▶ Given exercise
Repeat verbatim only the lines from the opening of the material below through the one that contains "import matplotlib.pyplot as plt".

▶ Information supplied
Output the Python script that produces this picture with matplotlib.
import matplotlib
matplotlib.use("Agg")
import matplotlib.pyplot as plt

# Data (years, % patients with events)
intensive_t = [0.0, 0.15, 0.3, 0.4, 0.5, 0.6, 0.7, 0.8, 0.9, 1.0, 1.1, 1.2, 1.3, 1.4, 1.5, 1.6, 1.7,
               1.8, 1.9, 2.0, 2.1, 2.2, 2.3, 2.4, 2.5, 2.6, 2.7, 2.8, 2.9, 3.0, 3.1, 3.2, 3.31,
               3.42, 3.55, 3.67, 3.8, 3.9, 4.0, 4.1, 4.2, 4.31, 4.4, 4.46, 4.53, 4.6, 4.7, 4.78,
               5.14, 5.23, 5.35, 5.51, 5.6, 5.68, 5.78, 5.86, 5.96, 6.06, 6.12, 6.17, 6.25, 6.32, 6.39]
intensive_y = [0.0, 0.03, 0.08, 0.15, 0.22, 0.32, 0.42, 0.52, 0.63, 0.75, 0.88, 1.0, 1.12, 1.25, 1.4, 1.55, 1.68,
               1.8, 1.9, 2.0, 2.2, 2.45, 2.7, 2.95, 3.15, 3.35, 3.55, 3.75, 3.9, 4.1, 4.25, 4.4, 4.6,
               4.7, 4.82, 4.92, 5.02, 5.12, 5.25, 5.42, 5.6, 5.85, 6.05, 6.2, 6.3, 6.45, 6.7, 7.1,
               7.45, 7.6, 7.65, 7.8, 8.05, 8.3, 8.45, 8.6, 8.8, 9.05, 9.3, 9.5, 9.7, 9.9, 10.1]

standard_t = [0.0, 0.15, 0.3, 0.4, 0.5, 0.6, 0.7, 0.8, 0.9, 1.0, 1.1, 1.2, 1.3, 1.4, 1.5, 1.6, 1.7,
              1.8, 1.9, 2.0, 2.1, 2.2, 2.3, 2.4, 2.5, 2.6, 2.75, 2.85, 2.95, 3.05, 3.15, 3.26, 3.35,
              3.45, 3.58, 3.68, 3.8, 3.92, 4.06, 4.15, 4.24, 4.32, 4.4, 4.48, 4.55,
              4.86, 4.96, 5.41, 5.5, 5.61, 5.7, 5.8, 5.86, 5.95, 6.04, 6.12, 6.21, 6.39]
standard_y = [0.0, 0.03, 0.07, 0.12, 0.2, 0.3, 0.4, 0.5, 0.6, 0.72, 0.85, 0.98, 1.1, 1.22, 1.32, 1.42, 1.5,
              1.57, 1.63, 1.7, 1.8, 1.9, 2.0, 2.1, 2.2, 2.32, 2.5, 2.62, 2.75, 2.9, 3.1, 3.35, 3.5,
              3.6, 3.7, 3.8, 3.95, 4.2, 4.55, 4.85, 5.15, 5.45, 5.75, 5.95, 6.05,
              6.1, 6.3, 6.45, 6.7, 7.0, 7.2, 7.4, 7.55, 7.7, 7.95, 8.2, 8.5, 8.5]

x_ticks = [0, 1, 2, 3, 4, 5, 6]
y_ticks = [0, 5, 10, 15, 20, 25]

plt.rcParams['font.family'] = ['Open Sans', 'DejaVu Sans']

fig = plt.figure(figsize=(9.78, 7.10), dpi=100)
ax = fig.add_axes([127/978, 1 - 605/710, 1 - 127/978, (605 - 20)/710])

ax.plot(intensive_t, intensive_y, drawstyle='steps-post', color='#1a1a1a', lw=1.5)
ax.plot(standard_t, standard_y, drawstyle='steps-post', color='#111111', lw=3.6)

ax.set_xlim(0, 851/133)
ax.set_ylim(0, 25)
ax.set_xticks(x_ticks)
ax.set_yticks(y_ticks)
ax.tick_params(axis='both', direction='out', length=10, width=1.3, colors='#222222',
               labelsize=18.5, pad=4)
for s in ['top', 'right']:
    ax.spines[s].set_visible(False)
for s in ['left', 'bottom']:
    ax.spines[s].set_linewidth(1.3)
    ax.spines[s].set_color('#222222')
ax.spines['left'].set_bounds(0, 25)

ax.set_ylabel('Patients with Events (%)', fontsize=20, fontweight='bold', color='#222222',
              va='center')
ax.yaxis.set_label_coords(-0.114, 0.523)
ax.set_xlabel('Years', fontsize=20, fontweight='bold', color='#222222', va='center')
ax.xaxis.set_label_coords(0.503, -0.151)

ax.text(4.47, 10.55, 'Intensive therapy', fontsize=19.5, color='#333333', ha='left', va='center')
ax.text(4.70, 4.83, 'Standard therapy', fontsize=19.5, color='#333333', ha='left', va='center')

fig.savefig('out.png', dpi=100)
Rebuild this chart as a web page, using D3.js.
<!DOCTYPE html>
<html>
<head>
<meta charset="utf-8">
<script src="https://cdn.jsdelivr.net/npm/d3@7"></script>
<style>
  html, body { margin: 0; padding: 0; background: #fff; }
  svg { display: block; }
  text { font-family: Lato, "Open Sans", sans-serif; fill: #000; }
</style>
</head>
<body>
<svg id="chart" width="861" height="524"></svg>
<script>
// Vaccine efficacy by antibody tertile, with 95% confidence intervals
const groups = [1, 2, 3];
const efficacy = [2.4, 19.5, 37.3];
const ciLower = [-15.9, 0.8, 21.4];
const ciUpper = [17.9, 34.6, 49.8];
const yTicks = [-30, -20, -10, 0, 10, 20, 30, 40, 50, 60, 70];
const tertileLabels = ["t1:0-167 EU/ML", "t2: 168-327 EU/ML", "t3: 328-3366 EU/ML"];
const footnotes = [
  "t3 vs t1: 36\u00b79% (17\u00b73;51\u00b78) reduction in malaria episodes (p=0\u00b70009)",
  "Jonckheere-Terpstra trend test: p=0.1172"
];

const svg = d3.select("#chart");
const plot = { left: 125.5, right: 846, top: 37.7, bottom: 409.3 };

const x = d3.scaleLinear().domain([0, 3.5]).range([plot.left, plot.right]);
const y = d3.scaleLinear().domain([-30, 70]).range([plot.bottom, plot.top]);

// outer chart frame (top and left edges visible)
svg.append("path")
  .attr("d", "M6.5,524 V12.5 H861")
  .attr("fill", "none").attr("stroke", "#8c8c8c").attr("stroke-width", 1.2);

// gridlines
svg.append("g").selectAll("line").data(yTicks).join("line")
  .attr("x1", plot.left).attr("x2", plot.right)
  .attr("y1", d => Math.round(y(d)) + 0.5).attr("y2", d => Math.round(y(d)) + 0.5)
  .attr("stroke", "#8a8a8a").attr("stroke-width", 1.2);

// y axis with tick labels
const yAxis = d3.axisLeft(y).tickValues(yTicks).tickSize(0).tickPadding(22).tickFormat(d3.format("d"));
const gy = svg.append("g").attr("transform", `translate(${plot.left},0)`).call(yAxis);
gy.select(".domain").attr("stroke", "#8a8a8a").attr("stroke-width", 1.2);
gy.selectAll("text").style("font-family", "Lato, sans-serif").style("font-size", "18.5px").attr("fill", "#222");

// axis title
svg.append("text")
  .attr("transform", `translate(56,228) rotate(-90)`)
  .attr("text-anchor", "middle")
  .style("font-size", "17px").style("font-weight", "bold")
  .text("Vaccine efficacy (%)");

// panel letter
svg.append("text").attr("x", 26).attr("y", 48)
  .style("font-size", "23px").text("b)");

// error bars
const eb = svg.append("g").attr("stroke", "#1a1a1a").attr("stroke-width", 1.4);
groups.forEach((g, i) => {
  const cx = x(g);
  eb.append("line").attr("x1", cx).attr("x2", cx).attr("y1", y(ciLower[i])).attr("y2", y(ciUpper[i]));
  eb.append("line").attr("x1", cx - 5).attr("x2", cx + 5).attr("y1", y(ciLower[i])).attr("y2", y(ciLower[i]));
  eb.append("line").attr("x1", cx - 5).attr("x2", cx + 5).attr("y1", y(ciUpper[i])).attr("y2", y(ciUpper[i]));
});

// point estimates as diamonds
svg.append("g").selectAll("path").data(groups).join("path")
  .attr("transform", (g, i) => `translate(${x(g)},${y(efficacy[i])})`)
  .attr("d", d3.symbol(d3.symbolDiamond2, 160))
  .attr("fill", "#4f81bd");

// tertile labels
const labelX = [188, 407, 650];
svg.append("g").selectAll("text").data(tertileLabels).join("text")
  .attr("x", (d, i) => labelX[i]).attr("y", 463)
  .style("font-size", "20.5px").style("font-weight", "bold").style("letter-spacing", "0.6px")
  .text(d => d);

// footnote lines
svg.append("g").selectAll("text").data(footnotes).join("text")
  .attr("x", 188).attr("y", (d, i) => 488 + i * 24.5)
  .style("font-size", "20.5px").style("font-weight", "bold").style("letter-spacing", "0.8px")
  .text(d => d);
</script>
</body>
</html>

▶ Problem solution
Output the Python script that produces this picture with matplotlib.
import matplotlib
matplotlib.use("Agg")
import matplotlib.pyplot as plt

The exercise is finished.